Hubble captures "lost light" to reveal deepest look into the universe yet

The new Hubble Ultra Deep Field image reveals new details, thanks to the recovery of "lost light"
A. S. Borlaff et al. 
The new Hubble Ultra Deep Field image reveals new details, thanks to the recovery of "lost light"
A. S. Borlaff et al. 

The Hubble Space telescope has been our eye in the sky for almost 30 years, and it's still consistently producing some of the best images of the cosmos. Now, astronomers from the Instituto de Astrofísica de Canarias (IAC) have re-processed an old Hubble Ultra-Deep Field (HUDF) image to find new details. The end result is the deepest image ever taken of the universe from space.

The original HUDF was captured in 2004, as Hubble stared at a tiny patch of sky for hundreds of hours and took a long exposure shot to peer further into space than ever before. After the Wide Field Camera 3 (WFC3) was installed on the spacecraft in 2009, it too was trained on the same spot for twice as long, and extended that depth even further in a 2012 photograph.

The new project updates that image yet again. Over the past three years, researchers at the IAC have used a new method of combining the individual images. This technique helps to recover the "lost light" that obscured some of the more faint objects.
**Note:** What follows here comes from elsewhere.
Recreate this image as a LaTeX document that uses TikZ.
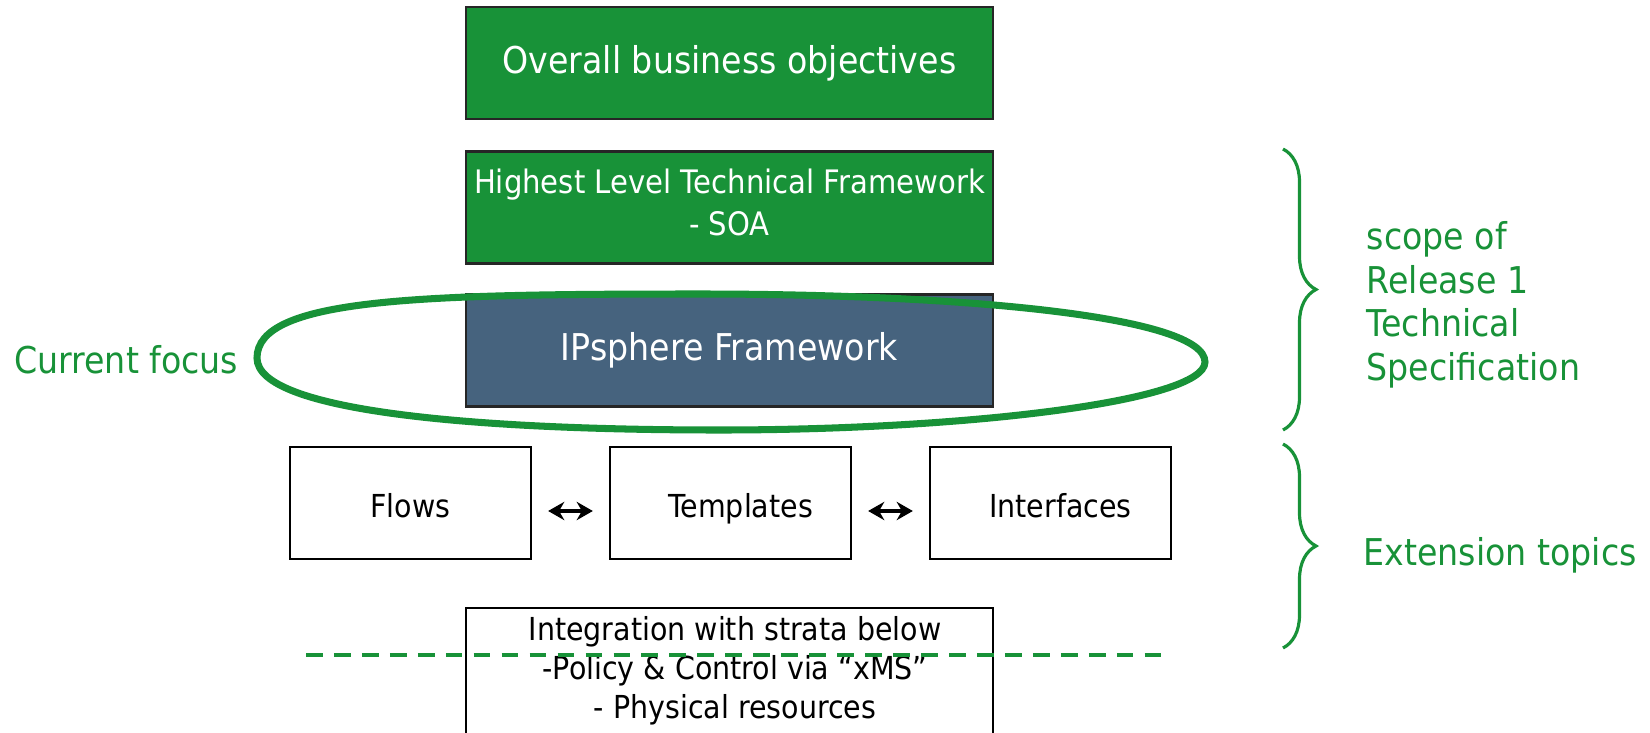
\documentclass[tikz,border=0pt]{standalone}
\usepackage{fontspec}
\setmainfont{DejaVu Sans}[FakeStretch=0.9]
\usetikzlibrary{arrows.meta, decorations.pathreplacing, positioning}
\tikzset{>={Stealth[length=4.6pt,width=5.2pt]}}
\definecolor{ipgreen}{RGB}{24,146,56}
\definecolor{ipblue}{RGB}{70,99,126}

\begin{document}
\begin{tikzpicture}[x=0.01cm,y=-0.01cm,
    layerbox/.style={draw=black!85, line width=0.6pt, minimum width=5.27cm, minimum height=1.12cm,
      inner sep=0pt, align=center, text=white},
    greenbox/.style={layerbox, fill=ipgreen},
    bluebox/.style={layerbox, fill=ipblue},
    topicbox/.style={draw=black, line width=0.6pt, minimum width=2.41cm, minimum height=1.12cm,
      inner sep=0pt, text height=0.8em, text depth=0pt, font=\fontsize{9}{11}\selectfont},
    bigtext/.style={font=\fontsize{10.5}{12}\selectfont},
    note/.style={text=ipgreen, inner sep=0pt, align=left, font=\fontsize{10.5}{12.4}\selectfont},
    curly/.style={draw=ipgreen, line width=0.9pt, decorate, decoration={brace, amplitude=0.33cm}}]
    \useasboundingbox (0,0) rectangle (1650,733);
    \clip (0,0) rectangle (1650,733);

    % the stack of layers
    \node[greenbox, bigtext] (objectives) at (729.5,63) {Overall business objectives};
    \node[greenbox, font=\fontsize{9.2}{11.7}\selectfont] (soa) at (729.5,207.5)
        {Highest Level Technical Framework\\- SOA\rule[-3pt]{0pt}{0pt}};
    \node[bluebox, bigtext] (ipsphere) at (729.5,350.5) {IPsphere Framework};

    \node[topicbox] (flows) at (410.5,503) {Flows};
    \node[topicbox] (templates) at (730.5,503) {\hspace*{0.2cm}Templates};
    \node[topicbox] (interfaces) at (1050.5,503) {\hspace*{0.2cm}Interfaces};
    \draw[<->, line width=1.2pt, shorten <=0.16cm, shorten >=0.16cm]
        ([yshift=-0.08cm]flows.east) -- ([yshift=-0.08cm]templates.west);
    \draw[<->, line width=1.2pt, shorten <=0.16cm, shorten >=0.16cm]
        ([yshift=-0.08cm]templates.east) -- ([yshift=-0.08cm]interfaces.west);

    \node[draw=black, line width=0.6pt, minimum width=5.27cm, minimum height=1.5cm, anchor=north]
        (strata) at (729.5,607) {};
    \node[inner sep=0pt, align=center, anchor=north, font=\fontsize{9}{11.1}\selectfont]
        (stratatext) at (735,616)
        {Integration with strata below\\-Policy \& Control via “xMS”\\- Physical resources};
    \coordinate (cut west) at (306,655);
    \coordinate (cut east) at (1163,655);
    \draw[ipgreen, line width=1.3pt, dash pattern=on 4.75pt off 3.2pt] (cut west) -- (cut east);

    % focus ring
    \draw[ipgreen, line width=2pt]
        (257,358) .. controls (257,298) and (420,294) .. (700,294)
        .. controls (960,294) and (1205,316) .. (1205,362)
        .. controls (1205,402) and (960,430) .. (720,430)
        .. controls (480,430) and (257,412) .. (257,358) -- cycle;
    \node[note, anchor=base east] (focus) at (239,373) {Current focus};

    % braces on the right
    \draw[curly] (1283,149) -- (1283,430);
    \draw[curly] (1283,444) -- (1283,648);
    \node[note, anchor=north west] (scope) at (1366,221)
        {scope of\\Release 1\\Technical\\Specification};
    \node[note, anchor=base west] (extension) at (1363,565) {Extension topics};
\end{tikzpicture}
\end{document}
The new Hubble Ultra Deep Field image reveals new details, thanks to the recovery of "lost light"
A. S. Borlaff et al. 

"What we have done is to go back to the archive of the original images, directly as observed by the HST, and improve the process of combination, aiming at the best image quality not only for the more distant smaller galaxies but also for the extended regions of the largest galaxies," says Alejandro Borlaff, lead researcher on the new study.

Over the entire final image, the team managed to recover the equivalent light of an entire galaxy – roughly 100 thousand million Suns-worth. Along with revealing new galaxies, the extra light also showed that some of the previously-spotted galaxies were up to twice as wide as once thought.

The new image is described in a paper published in the journal Astronomy & Astrophysics.